### Directions
Leave out the pictures, and write out exactly the lines from the beginning of the material to the line holding "from matplotlib.lines import Line2D", that line included, and nothing else.

### Dataset section
====

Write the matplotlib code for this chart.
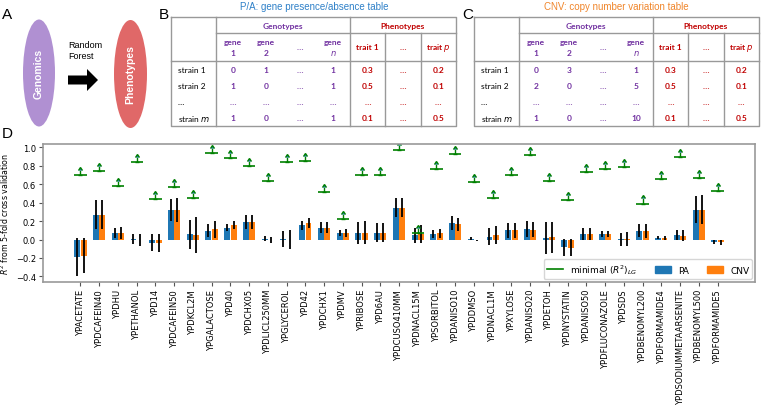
import numpy as np
import matplotlib.pyplot as plt
from matplotlib.patches import Ellipse, FancyArrow, Patch
from matplotlib.lines import Line2D

# ---- panel D data ----
conditions = ["YPACETATE", "YPDCAFEIN40", "YPDHU", "YPETHANOL", "YPD14", "YPDCAFEIN50",
              "YPDKCL2M", "YPGALACTOSE", "YPD40", "YPDCHX05", "YPDLICL250MM", "YPGLYCEROL",
              "YPD42", "YPDCHX1", "YPDMV", "YPRIBOSE", "YPD6AU", "YPDCUSO410MM", "YPDNACL15M",
              "YPSORBITOL", "YPDANISO10", "YPDDMSO", "YPDNACL1M", "YPXYLOSE", "YPDANISO20",
              "YPDETOH", "YPDNYSTATIN", "YPDANISO50", "YPDFLUCONAZOLE", "YPDSDS",
              "YPDBENOMYL200", "YPDFORMAMIDE4", "YPDSODIUMMETAARSENITE", "YPDBENOMYL500",
              "YPDFORMAMIDE5"]
lg_min = [0.70, 0.74, 0.575, 0.84, 0.44, 0.565, 0.45, 0.935, 0.88, 0.80,
          0.63, 0.835, 0.855, 0.515, 0.22, 0.70, 0.695, 0.97, 0.07, 0.765,
          0.93, 0.62, 0.45, 0.695, 0.92, 0.635, 0.43, 0.73, 0.765, 0.79,
          0.39, 0.66, 0.89, 0.67, 0.53]
pa_mean = [-0.19, 0.27, 0.07, 0.005, -0.035, 0.32, 0.055, 0.095, 0.13, 0.19,
           0.01, 0.005, 0.155, 0.13, 0.07, 0.075, 0.075, 0.345, 0.045, 0.058,
           0.18, 0.01, 0.03, 0.10, 0.115, 0.018, -0.085, 0.06, 0.06, 0.005,
           0.095, 0.02, 0.047, 0.325, -0.028]
pa_err = [0.21, 0.16, 0.05, 0.055, 0.09, 0.12, 0.155, 0.07, 0.04, 0.08,
          0.025, 0.085, 0.05, 0.06, 0.035, 0.12, 0.10, 0.10, 0.085, 0.045,
          0.08, 0.02, 0.09, 0.08, 0.085, 0.17, 0.09, 0.065, 0.03, 0.07,
          0.07, 0.015, 0.055, 0.15, 0.025]
cnv_mean = [-0.175, 0.27, 0.07, -0.005, -0.035, 0.32, 0.047, 0.11, 0.155, 0.19,
            -0.005, 0.0, 0.177, 0.13, 0.072, 0.075, 0.075, 0.345, 0.06, 0.068,
            0.165, -0.01, 0.05, 0.10, 0.108, 0.022, -0.087, 0.06, 0.06, 0.005,
            0.095, 0.02, 0.04, 0.325, -0.028]
cnv_err = [0.19, 0.16, 0.065, 0.06, 0.095, 0.125, 0.195, 0.09, 0.045, 0.075,
           0.03, 0.1, 0.055, 0.06, 0.045, 0.125, 0.105, 0.10, 0.1, 0.05,
           0.07, 0.01, 0.095, 0.08, 0.085, 0.165, 0.095, 0.06, 0.035, 0.08,
           0.075, 0.02, 0.06, 0.16, 0.027]

# ---- panel B / C table contents ----
gene_head = ["1", "2", "…", "$n$"]
trait_head = ["trait 1", "…", "trait $p$"]
row_labels = ["strain 1", "strain 2", "…", "strain $m$"]
pa_genes = [["0", "1", "…", "1"], ["1", "0", "…", "1"], ["…"] * 4, ["1", "0", "…", "1"]]
cnv_genes = [["0", "3", "…", "1"], ["2", "0", "…", "5"], ["…"] * 4, ["1", "0", "…", "10"]]
traits = [["0.3", "…", "0.2"], ["0.5", "…", "0.1"], ["…"] * 3, ["0.1", "…", "0.5"]]

PURPLE = "#7030a0"
RED = "#c00000"
TFONT = "Lato"
TS = 6

fig = plt.figure(figsize=(7.61, 4.10), dpi=100)

# overlay in pixel coordinates for panels A-C
ov = fig.add_axes([0, 0, 1, 1])
ov.set_xlim(0, 761)
ov.set_ylim(410, 0)
ov.axis("off")

for lab, (lx, ly) in zip("ABCD", [(2, 8), (159, 8), (462, 8), (2, 127)]):
    ov.text(lx, ly, lab, fontsize=11, family="Liberation Sans", va="top", ha="left")

# panel A
ov.add_patch(Ellipse((39, 74), 32, 107, color="#b090d2", lw=0))
ov.add_patch(Ellipse((130.5, 75), 33, 108, color="#e06868", lw=0))
ov.text(39, 74, "Genomics", color="white", rotation=90, ha="center", va="center",
        fontsize=7.5, fontweight="bold", family="Liberation Sans")
ov.text(130.5, 75, "Phenotypes", color="white", rotation=90, ha="center", va="center",
        fontsize=7.5, fontweight="bold", family="Liberation Sans")
ov.text(68, 41, "Random\nForest", fontsize=6.5, ha="left", va="top",
        family="Liberation Sans", linespacing=1.3)
ov.add_patch(FancyArrow(68, 81, 30, 0, width=9, head_width=22, head_length=11,
                        length_includes_head=True, color="black", lw=0))


def draw_table(x0, title, tcolor, tx, genes):
    widths = [45, 134, 35.3, 35.3, 35.3]
    xs = x0 + np.concatenate([[0], np.cumsum(widths)])
    top, mid, hdr, bot = 18, 34, 62, 127
    kw = dict(color="#999999", lw=1.0)
    ov.plot([xs[0], xs[-1], xs[-1], xs[0], xs[0]], [top, top, bot, bot, top], **kw)
    ov.plot([xs[1], xs[1]], [top, bot], **kw)
    ov.plot([xs[2], xs[2]], [top, bot], **kw)
    for xv in xs[3:5]:
        ov.plot([xv, xv], [mid, bot], **kw)
    ov.plot([xs[1], xs[-1]], [mid, mid], **kw)
    ov.plot([xs[0], xs[-1]], [hdr, hdr], **kw)
    ov.text(tx, 7, title, color=tcolor, fontsize=7, family="Liberation Sans",
            ha="center", va="center")
    bold = dict(fontsize=TS, family=TFONT, fontweight="bold", ha="center", va="center")
    ov.text((xs[1] + xs[2]) / 2, 26, "Genotypes", color=PURPLE, **bold)
    ov.text((xs[2] + xs[5]) / 2, 26, "Phenotypes", color=RED, **bold)
    gx = xs[1] + (np.arange(4) + 0.5) * widths[1] / 4
    px = (xs[2:5] + xs[3:6]) / 2
    for g, h in zip(gx, gene_head):
        if h == "…":
            ov.text(g, 48, h, color=PURPLE, **bold)
        else:
            ov.text(g, 43, "gene", color=PURPLE, **bold)
            ov.text(g, 53, h, color=PURPLE, **bold)
    for p, h in zip(px, trait_head):
        ov.text(p, 48, h, color=RED, **bold)
    rh = (bot - hdr) / 4
    for i in range(4):
        ry = hdr + (i + 0.5) * rh
        ov.text(xs[0] + 7, ry, row_labels[i], fontsize=TS, family=TFONT,
                ha="left", va="center")
        for g, v in zip(gx, genes[i]):
            ov.text(g, ry, v, color=PURPLE, **bold)
        for p, v in zip(px, traits[i]):
            ov.text(p, ry, v, color=RED, **bold)


draw_table(171, "P/A: gene presence/absence table", "#2e80c8", 314, pa_genes)
draw_table(474, "CNV: copy number variation table", "#f0852a", 616, cnv_genes)

# ---- panel D ----
ax = fig.add_axes([43 / 761, 1 - 283 / 410, 712 / 761, 138.5 / 410])
x = np.arange(len(conditions))
w = 0.32
err_kw = dict(ecolor="black", elinewidth=1.3, capsize=0)
ax.bar(x - 0.17, pa_mean, w, yerr=pa_err, color="#1f77b4", error_kw=err_kw)
ax.bar(x + 0.17, cnv_mean, w, yerr=cnv_err, color="#ff7f0e", error_kw=err_kw)
ax.hlines(lg_min, x - 0.33, x + 0.33, color="green", lw=1.2)
ax.errorbar(x, lg_min, yerr=0.055, lolims=True, fmt="none", ecolor="green",
            elinewidth=1.0, capsize=1.5)

ax.set_xlim(-2, 36)
ax.set_ylim(-0.46, 1.04)
ax.set_xticks(x)
ax.set_xticklabels(conditions, rotation=90, fontsize=6)
ax.set_yticks(np.arange(-0.4, 1.01, 0.2))
ax.tick_params(axis="y", labelsize=6, pad=2)
ax.tick_params(axis="x", pad=2)
ax.tick_params(color="#555555", length=3)
ax.set_ylabel("$R^2$ from 5-fold cross validation", fontsize=5.7)
ax.yaxis.set_label_coords(-0.045, 0.5)
for s in ax.spines.values():
    s.set_color("#999999")
    s.set_linewidth(1.2)

handles = [Line2D([], [], color="green", lw=1.2),
           Patch(color="#1f77b4"), Patch(color="#ff7f0e")]
ax.legend(handles, ["minimal $(R^2)_{LG}$", "PA", "CNV"], ncol=3, loc="lower right",
          fontsize=6.5, borderaxespad=0.3, handlelength=1.8, columnspacing=1.9,
          borderpad=0.35)

fig.savefig("out.png", dpi=100)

====

### Result of the task
Write the matplotlib code for this chart.
import numpy as np
import matplotlib.pyplot as plt
from matplotlib.patches import Ellipse, FancyArrow, Patch
from matplotlib.lines import Line2D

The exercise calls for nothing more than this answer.